Le manca l’adrenalina che si respira nel ROS?
«Sì. È stata il motivo per cui ho abbracciato questa professione. Ho potuto imparare il metodo, la capacità di sviluppare un pensiero strategico, la necessità di conoscere a fondo l’avversario, la ponderazione nell’aspettare il momento opportuno per agire. Sono stati anni intensi, anche dal punto di vista delle relazioni umane: capisci davvero il valore del gioco di squadra, volto alla valorizzazione delle qualità del singolo. Nascono rapporti profondi, che prescindono dai vincoli gerarchici. Una mentalità che cerco di trasporre anche in questa esperienza bergamasca, sebbene i numeri siano profondamente diversi: contiamo oltre 800 carabinieri nell’intera provincia. Con gradazioni e sfumature diverse, però, l’aspetto della cooperazione e della fiducia sono fondamentali: gli occhi del carabiniere che sta nel paesino in montagna, di fatto, sono i miei».
Di recente avete arruolato 35 giovani carabinieri. Tutti provenienti da fuori, perché - sottolineava - il problema dell’Arma in Lombardia è che sono pochissimi i giovani a sognare questa carriera.
«Il Nord ha sempre offerto ai giovani molti sbocchi occupazionali, con un buon ritorno economico a prescindere dal livello di istruzione. Quel che accade è che, visto l’elevato costo della vita, i ragazzi che arrivano dal Sud cercano poi di fare ritorno vicino a casa. Il Ministero sta facendo parecchi sforzi per sanare queste carenze organiche, colmando i vuoti».
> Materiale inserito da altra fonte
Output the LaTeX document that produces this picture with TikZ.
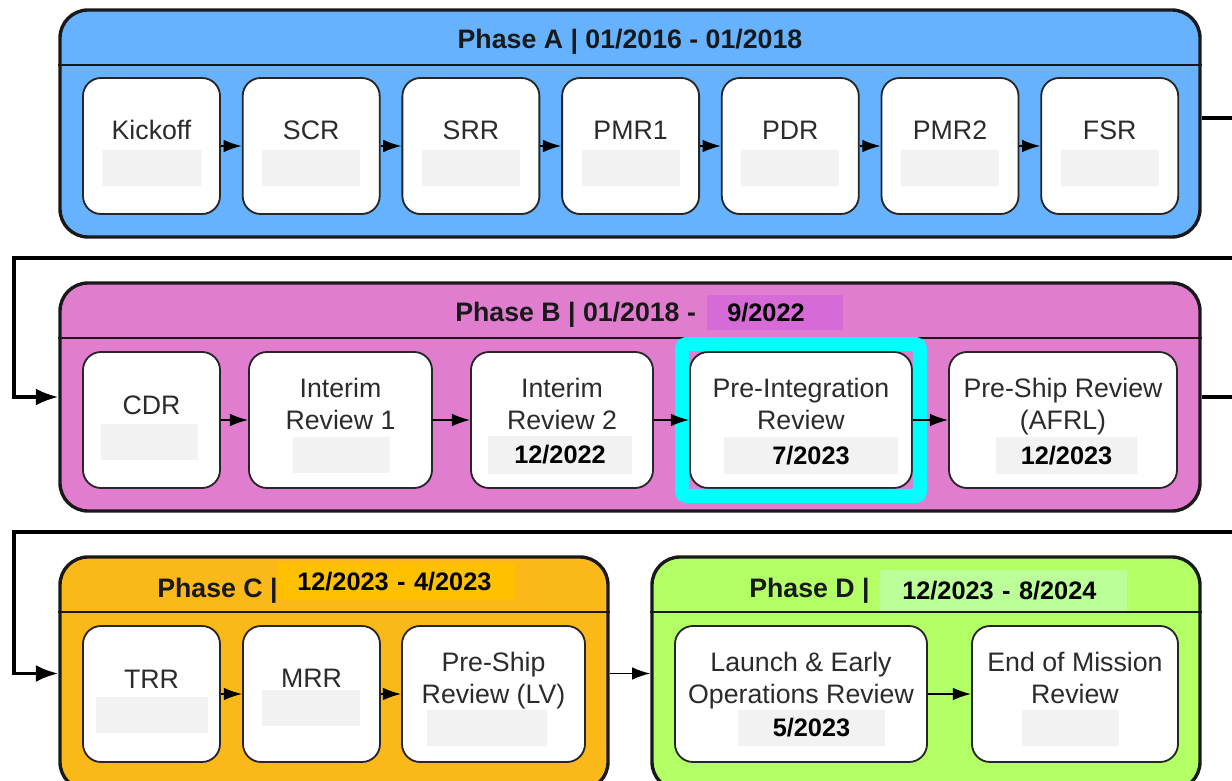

Se non avesse seguito le orme dei suoi avi, quale strada avrebbe preso?
«Chissà, probabilmente avrei fatto l’architetto. Ma, in realtà sono convinto di fare il mestiere più bello e appassionante del mondo: perché ho a che fare con le mille sfaccettature dell’essere e del sapere umano. Un carabiniere è un tecnico giuridico, che conosce e applica le norme. È un sociologo, poiché sonda cosa si cela dietro a certi fenomeni, cercando di attivare meccanismi preventivi. Bisogna anche essere un po’ psicologi - necessario per capire chi si ha davanti - e operatori sociali, nel ricevere la confessione di un cittadino e dare parole di comprensione. Una volta prevaleva una rassegnata e passiva accettazione dell’autorità, mentre oggi si predilige una vicinanza e reciprocità con il cittadino, applicando le leggi in maniera etica».
Nonostante il calo dei reati nella Bergamasca, evidenziava il divario tra insicurezza reale e insicurezza percepita.
«Un calo che rispecchia la tendenza nazionale: eppure permane una percezione diversa. Faccio un esempio: pensiamo alla stazione ferroviaria, un’area di cui si parla spesso, ma intorno alla quale i reati sono in netta diminuzione. Ovviamente è importante dare al cittadino risposte anche in termini psicologici, infondendo fiducia e sicurezza»
Al contrario, l’allarme terrorismo sembra rientrato.
«Ma l’attenzione è costante: da parte nostra non è cambiato l’impegno nel monitoraggio del territorio, anche perché la Lombardia è stata una delle regioni più interessate in termini di foreign fighters e di soggetti legati alla galassia radicalizzata. Fondamentale il virtuoso scambio di informazioni con il ROS, i colleghi della Polizia di Stato e della Guardia di Finanza, così come quello con la società civile. Basta leggere la narrativa di settore su internet, anche in fonti aperte, per imbattersi in costanti messaggi di attentati nei confronti dell’Occidente. È fondamentale fare sistema: 20 anni fa il nemico era costituito da organizzazioni forti, strutturate militarmente e, per assurdo, più facili da stanare; oggi, invece, si tratta di individui militarmente impreparati, che a un certo punto cominciano ad avere comportamenti anomali, intraprendono in modo isolato percorsi di radicalizzazione e di repulsione verso tutto quello che rappresenta l’Occidente come avvenne per il ragazzo franco-tunisino sulla Promenade a Nizza. L’informazione tempestiva del vicino data riservatamente è fondamentale, perché permette di arrivare prima del dramma. Con l’Università di Bergamo abbiamo organizzato un master di II livello sulla prevenzione e deradicalizzazione delle forme terroristiche di tipo confessionale, per dare concretezza a questa visione: oggi combattere il terrorismo non è soltanto un problema investigativo. La direzione vincente è che i vari attori istituzionali e la società civile facciano sistema».